OK, Sarah, yes, Brother O Brother is everything you said they would be. Great entertainers who break a sweat even before they take the stage. They don't spare any theatrical expense to make you forget there's only two of them: there's a fog machine, there's blinding lights (that I'm kind of glad weren't strobes!) there's  drummer Warner Swopes who changes from a t-shirt to a faux fur vest and plastic oversized chain necklace, and there's guitarist/vocalist Chris Banta, who struts onto the stage in worn out white cowboy boots and an impossible mop of hair, neither of which draw anything away from his considerable swagger as he wails, growls and kicks out his Midwestern blues. Comparison to the White Stripes are inevitable, but these guys are heavier, ballsier and don't seem to give a darn if you think they're cool or not. They do seem to be concerned with whether or not you're entertained: at one point during the show Swopes stands up on top of his bass drum clutching his floor tom and eventually makes it to the audience floor (all the while never missing a beat). Not to be outdone, Banta sashayes into the audience and even makes his way walking across the bar itself before slipping back onstage and finishing off the set.

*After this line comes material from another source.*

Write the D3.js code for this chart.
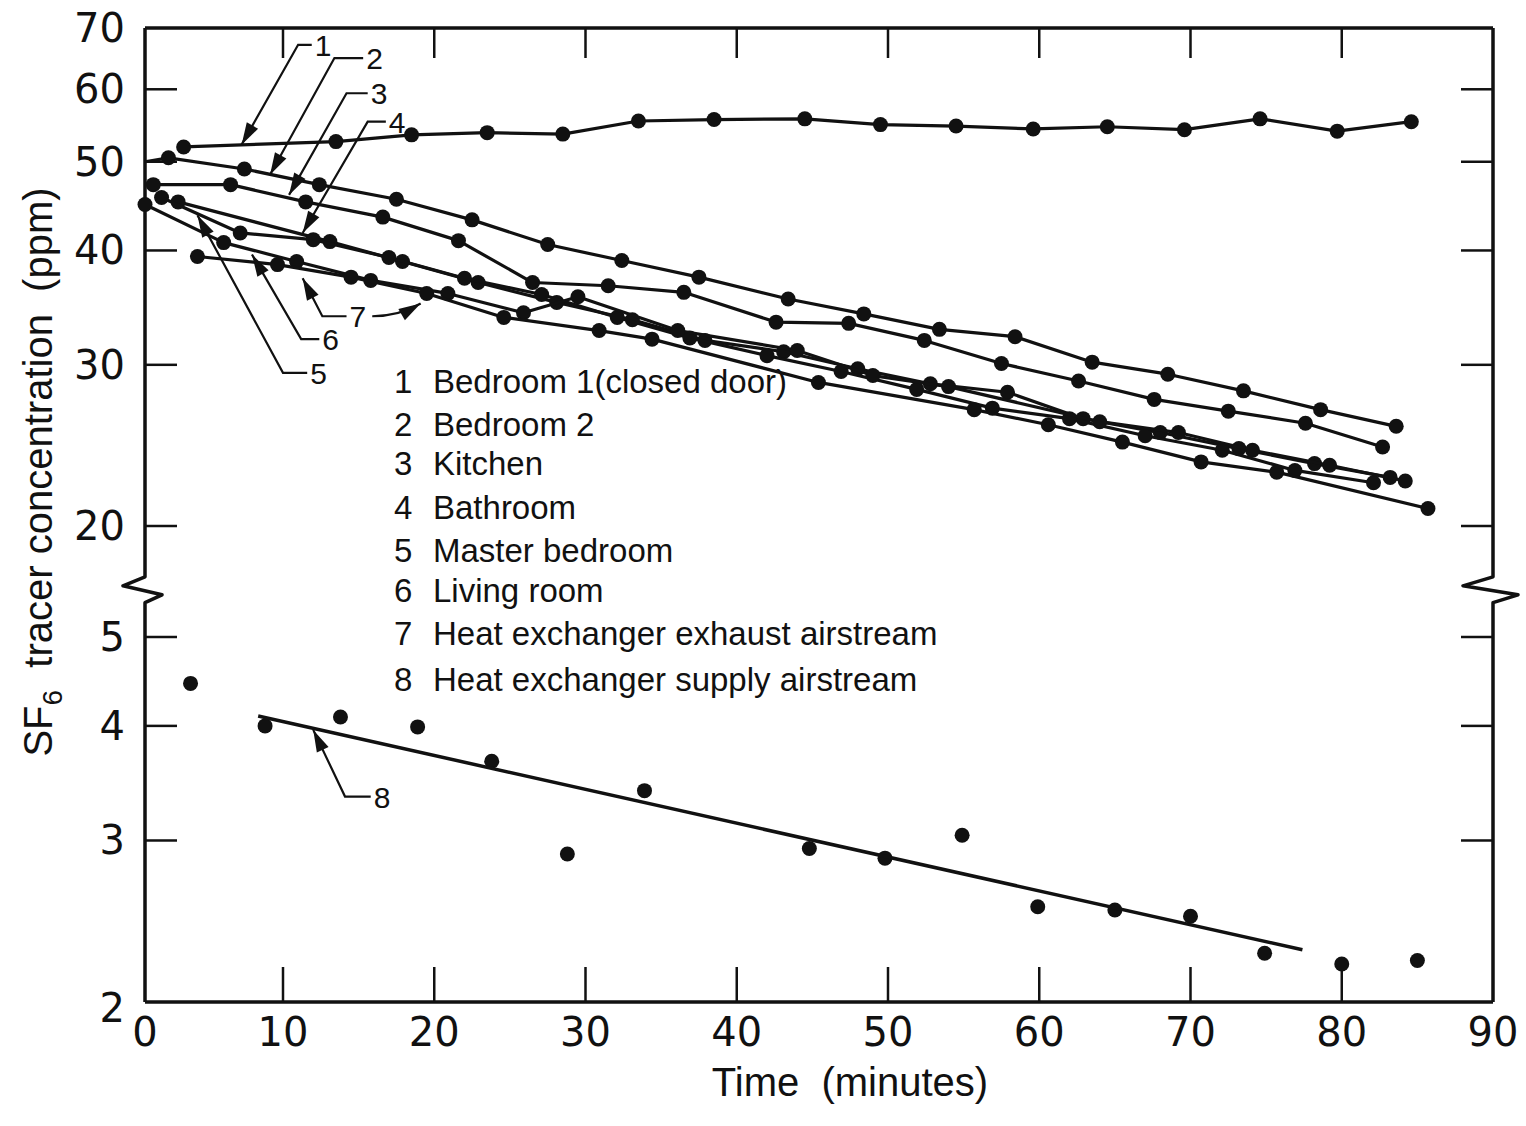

Musically, they're ass-kicking Blue Cheer-style rocking blues, which I could listen to as much as I could listen to surf all day: both are dangerously great. Here's a taste of a lower-key (if you could call anything about them low key), part of the set, appropriately called The Itch.


The night finished off with another band of "half of this other band that's good" called Moon Rats, which was comprised of what appeared to be 1/2 of Calliope, and they sounded like "What if Calliope was having a really rough week and decided to take it out on their instruments?" Which is to say, they were darker and thrashiER than Calliope, but still really good. They weren't thrashy per se, but every.single.song that I saw was delivered like it was the last song they'd ever play so they better beat the bejeezus out of it. Like the earlier bands that night, they took the stage with a vengeance and did not let up. I drove home in a daze.